Skip all pictures, then copy the lines from the start of the data through the line with "import plotly.graph_objects as go", keeping both ends.

-*-

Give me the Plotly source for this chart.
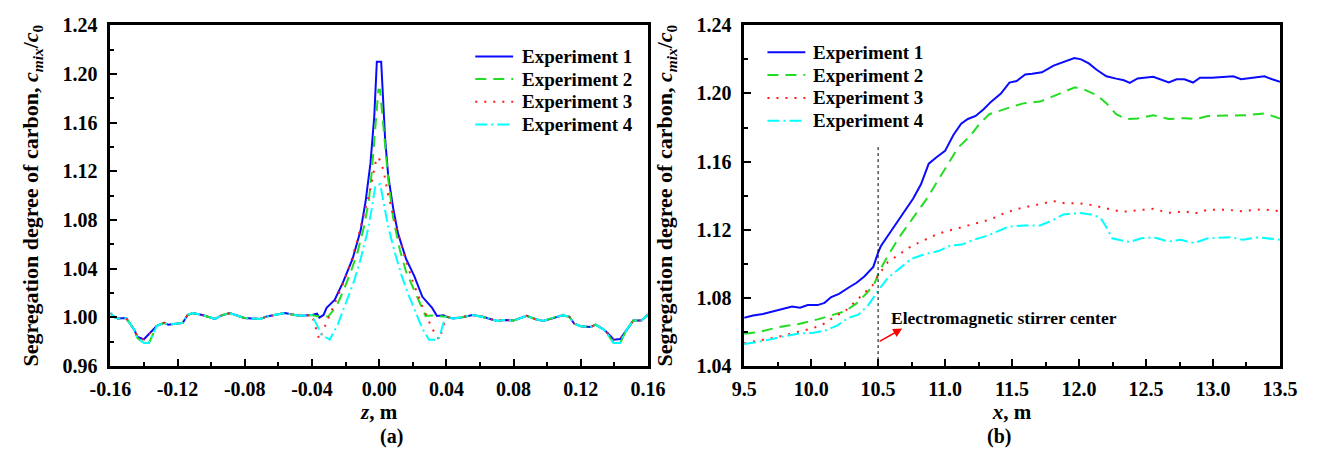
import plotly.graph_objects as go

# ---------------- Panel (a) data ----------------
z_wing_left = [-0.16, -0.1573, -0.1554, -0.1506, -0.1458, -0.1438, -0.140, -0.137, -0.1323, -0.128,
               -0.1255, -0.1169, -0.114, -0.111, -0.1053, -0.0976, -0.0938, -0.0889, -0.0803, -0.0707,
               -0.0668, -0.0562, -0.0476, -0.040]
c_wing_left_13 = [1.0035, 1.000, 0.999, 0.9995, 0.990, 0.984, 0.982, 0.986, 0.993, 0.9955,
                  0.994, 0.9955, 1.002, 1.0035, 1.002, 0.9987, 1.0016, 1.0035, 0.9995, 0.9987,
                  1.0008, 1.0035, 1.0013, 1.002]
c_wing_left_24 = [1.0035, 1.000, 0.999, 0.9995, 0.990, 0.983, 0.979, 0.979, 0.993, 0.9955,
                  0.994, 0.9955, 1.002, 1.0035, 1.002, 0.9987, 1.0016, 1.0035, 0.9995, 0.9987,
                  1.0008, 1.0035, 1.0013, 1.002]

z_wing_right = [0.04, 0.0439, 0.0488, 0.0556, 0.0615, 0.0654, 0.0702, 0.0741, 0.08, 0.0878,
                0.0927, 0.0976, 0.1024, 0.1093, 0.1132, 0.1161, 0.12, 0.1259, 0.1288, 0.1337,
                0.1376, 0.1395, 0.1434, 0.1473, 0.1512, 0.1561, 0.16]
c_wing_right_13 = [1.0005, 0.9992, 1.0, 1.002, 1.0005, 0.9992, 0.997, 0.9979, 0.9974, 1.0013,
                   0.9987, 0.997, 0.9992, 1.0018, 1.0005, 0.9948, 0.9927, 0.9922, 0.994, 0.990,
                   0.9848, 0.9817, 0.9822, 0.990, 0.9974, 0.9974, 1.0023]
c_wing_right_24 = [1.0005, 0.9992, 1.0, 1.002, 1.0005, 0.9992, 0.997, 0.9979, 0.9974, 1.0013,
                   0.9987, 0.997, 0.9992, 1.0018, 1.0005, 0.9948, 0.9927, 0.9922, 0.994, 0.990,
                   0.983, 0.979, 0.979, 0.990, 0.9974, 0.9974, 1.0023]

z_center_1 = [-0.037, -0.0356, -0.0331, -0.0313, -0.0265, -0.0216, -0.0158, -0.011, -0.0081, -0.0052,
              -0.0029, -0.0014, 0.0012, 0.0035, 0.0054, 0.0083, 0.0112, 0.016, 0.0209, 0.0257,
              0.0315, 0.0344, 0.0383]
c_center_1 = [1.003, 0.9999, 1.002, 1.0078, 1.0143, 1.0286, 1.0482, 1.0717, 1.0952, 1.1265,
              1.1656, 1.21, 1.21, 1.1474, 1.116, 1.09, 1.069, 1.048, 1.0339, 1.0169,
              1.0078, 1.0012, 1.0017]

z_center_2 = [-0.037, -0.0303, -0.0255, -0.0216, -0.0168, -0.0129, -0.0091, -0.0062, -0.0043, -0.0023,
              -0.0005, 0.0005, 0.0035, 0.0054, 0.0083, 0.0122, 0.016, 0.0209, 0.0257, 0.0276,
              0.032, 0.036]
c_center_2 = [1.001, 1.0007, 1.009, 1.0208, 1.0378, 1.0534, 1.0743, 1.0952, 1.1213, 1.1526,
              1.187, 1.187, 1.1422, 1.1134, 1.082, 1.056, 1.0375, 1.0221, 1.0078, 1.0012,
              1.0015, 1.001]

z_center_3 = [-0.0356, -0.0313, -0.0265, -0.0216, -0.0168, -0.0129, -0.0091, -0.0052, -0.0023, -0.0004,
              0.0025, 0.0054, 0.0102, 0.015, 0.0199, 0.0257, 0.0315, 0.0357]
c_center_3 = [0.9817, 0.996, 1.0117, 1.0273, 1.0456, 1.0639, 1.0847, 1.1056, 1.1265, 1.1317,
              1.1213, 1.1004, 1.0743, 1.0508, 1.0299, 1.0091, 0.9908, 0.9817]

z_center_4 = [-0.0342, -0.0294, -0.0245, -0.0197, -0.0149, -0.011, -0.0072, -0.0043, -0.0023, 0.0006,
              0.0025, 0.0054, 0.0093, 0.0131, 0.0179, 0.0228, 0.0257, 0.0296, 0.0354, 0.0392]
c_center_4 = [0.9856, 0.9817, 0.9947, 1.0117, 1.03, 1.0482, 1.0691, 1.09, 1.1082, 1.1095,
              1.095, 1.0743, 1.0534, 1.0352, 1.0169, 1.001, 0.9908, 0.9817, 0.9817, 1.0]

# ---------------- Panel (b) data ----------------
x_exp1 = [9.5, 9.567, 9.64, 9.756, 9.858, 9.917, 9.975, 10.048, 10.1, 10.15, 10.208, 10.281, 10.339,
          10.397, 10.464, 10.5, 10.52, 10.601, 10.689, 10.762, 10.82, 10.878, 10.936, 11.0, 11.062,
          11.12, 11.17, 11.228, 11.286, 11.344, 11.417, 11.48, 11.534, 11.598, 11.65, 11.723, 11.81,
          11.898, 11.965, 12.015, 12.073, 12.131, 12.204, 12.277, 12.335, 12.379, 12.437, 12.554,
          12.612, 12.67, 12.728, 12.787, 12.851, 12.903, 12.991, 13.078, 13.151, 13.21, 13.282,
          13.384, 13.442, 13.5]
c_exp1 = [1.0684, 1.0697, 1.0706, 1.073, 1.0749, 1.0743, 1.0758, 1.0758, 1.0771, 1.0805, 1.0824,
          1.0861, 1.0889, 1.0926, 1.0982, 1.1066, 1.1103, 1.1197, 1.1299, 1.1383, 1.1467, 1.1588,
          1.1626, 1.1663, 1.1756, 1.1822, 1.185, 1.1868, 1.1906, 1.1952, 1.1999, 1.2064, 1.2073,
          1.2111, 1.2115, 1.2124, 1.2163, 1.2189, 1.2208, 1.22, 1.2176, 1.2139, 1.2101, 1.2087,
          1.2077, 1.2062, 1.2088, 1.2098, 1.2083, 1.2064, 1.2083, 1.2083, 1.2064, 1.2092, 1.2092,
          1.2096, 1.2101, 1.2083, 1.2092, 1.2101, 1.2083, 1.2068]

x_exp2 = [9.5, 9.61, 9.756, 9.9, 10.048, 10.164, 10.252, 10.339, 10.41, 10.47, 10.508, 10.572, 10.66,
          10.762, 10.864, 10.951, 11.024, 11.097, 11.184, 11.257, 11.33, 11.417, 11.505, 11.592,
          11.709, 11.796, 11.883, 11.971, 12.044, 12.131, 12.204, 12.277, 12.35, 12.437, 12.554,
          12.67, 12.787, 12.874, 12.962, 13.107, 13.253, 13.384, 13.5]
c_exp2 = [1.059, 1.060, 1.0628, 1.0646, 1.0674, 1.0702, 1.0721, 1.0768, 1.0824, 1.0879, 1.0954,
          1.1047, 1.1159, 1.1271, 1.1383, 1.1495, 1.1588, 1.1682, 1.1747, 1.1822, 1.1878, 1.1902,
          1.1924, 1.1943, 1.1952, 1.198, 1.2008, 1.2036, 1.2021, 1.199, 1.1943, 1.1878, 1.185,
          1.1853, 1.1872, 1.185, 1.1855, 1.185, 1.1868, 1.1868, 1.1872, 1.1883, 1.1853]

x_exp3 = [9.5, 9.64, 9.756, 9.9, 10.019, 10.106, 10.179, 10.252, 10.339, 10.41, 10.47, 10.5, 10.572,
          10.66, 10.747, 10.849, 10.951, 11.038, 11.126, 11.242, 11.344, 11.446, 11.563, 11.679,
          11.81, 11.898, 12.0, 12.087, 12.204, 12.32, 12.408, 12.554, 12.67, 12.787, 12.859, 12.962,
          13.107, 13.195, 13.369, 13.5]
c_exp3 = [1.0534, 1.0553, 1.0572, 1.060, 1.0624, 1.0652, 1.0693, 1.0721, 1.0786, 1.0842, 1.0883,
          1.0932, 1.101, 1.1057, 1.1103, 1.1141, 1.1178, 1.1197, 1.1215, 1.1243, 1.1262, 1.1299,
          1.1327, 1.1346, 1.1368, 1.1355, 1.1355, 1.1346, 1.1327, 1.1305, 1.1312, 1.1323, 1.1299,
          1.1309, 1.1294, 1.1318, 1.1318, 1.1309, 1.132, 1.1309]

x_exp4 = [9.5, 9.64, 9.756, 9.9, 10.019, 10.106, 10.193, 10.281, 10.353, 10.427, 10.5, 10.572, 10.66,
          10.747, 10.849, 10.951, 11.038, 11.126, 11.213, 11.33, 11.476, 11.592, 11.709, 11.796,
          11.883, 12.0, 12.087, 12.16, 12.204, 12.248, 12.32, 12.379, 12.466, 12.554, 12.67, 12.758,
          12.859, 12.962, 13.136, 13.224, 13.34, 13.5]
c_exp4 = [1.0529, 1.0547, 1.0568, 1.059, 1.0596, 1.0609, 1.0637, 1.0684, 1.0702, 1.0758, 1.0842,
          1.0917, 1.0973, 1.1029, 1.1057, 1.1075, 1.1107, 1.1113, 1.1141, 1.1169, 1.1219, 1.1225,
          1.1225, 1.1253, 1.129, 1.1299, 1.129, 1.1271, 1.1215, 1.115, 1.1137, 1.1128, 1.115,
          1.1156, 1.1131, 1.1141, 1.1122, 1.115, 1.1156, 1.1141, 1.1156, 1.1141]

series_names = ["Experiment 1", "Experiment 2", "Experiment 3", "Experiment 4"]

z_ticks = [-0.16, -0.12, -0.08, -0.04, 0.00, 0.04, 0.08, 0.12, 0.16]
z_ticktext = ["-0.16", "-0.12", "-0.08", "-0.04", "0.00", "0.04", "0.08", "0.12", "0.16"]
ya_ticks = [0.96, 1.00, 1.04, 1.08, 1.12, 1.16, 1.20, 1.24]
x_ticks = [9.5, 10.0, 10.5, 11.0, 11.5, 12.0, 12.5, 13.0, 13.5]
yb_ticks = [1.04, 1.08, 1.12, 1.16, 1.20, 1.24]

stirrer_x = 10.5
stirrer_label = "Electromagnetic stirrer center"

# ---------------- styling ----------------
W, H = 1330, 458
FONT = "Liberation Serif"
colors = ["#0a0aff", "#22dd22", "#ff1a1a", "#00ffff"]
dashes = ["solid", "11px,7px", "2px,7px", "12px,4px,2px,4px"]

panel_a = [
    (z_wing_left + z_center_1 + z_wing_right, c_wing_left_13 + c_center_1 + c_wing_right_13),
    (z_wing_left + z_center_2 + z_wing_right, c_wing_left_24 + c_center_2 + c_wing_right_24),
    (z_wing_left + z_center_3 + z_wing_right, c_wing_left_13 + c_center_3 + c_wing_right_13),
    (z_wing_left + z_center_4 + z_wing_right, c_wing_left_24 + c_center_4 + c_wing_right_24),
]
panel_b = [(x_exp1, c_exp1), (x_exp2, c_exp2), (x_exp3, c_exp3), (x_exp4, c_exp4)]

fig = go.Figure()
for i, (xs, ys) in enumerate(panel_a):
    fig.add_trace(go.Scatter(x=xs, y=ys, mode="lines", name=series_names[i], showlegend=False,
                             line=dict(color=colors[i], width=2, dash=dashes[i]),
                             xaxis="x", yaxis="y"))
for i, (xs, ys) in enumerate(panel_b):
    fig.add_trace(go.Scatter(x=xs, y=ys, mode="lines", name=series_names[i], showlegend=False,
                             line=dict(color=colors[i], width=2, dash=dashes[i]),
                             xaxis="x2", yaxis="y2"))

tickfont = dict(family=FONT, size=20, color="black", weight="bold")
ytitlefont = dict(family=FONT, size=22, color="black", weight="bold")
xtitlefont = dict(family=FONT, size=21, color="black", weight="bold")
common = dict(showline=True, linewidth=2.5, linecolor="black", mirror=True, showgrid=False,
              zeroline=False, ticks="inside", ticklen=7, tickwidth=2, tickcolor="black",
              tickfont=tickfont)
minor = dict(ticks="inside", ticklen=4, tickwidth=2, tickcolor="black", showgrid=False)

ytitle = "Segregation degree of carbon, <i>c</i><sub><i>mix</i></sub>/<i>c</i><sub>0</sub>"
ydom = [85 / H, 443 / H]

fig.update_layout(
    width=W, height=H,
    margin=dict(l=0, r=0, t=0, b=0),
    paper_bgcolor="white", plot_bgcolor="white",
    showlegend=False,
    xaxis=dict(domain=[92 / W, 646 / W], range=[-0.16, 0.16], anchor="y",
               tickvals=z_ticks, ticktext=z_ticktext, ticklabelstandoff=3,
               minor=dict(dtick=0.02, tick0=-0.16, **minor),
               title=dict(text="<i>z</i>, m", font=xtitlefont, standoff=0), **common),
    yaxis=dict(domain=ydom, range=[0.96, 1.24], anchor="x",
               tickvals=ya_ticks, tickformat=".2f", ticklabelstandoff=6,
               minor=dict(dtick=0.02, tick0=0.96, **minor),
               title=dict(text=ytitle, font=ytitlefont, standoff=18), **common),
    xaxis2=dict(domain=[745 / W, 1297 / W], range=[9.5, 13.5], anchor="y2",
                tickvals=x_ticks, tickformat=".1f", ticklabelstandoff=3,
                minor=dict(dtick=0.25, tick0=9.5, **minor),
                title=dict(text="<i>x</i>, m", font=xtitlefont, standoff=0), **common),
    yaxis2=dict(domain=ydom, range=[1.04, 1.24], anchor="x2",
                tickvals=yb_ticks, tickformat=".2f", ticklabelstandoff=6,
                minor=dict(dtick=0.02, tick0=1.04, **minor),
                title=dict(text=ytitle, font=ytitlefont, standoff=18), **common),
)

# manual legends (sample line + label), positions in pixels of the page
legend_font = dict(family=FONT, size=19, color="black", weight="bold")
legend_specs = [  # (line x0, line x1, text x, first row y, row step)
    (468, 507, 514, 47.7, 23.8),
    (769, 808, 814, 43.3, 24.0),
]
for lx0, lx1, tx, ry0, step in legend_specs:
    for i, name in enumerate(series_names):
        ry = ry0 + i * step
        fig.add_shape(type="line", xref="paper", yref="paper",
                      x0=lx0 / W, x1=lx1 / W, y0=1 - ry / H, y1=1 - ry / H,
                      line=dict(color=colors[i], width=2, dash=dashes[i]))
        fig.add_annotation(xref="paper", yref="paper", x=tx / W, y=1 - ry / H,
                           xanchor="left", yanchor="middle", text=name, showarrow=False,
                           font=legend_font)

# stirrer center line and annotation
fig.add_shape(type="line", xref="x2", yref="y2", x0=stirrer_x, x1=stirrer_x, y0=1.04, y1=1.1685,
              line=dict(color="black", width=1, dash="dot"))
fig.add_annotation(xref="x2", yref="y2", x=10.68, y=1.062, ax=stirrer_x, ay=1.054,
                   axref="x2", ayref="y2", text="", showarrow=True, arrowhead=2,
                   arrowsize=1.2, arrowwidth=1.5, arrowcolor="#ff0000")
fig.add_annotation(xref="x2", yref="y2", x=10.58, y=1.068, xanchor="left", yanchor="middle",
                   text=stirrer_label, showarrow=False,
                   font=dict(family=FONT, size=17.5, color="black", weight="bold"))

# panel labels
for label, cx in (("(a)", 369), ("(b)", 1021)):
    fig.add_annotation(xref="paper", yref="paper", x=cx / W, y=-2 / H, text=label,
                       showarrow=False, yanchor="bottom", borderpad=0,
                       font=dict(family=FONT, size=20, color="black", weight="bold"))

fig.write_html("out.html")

-*-

- Result for this exercise:
Give me the Plotly source for this chart.
import plotly.graph_objects as go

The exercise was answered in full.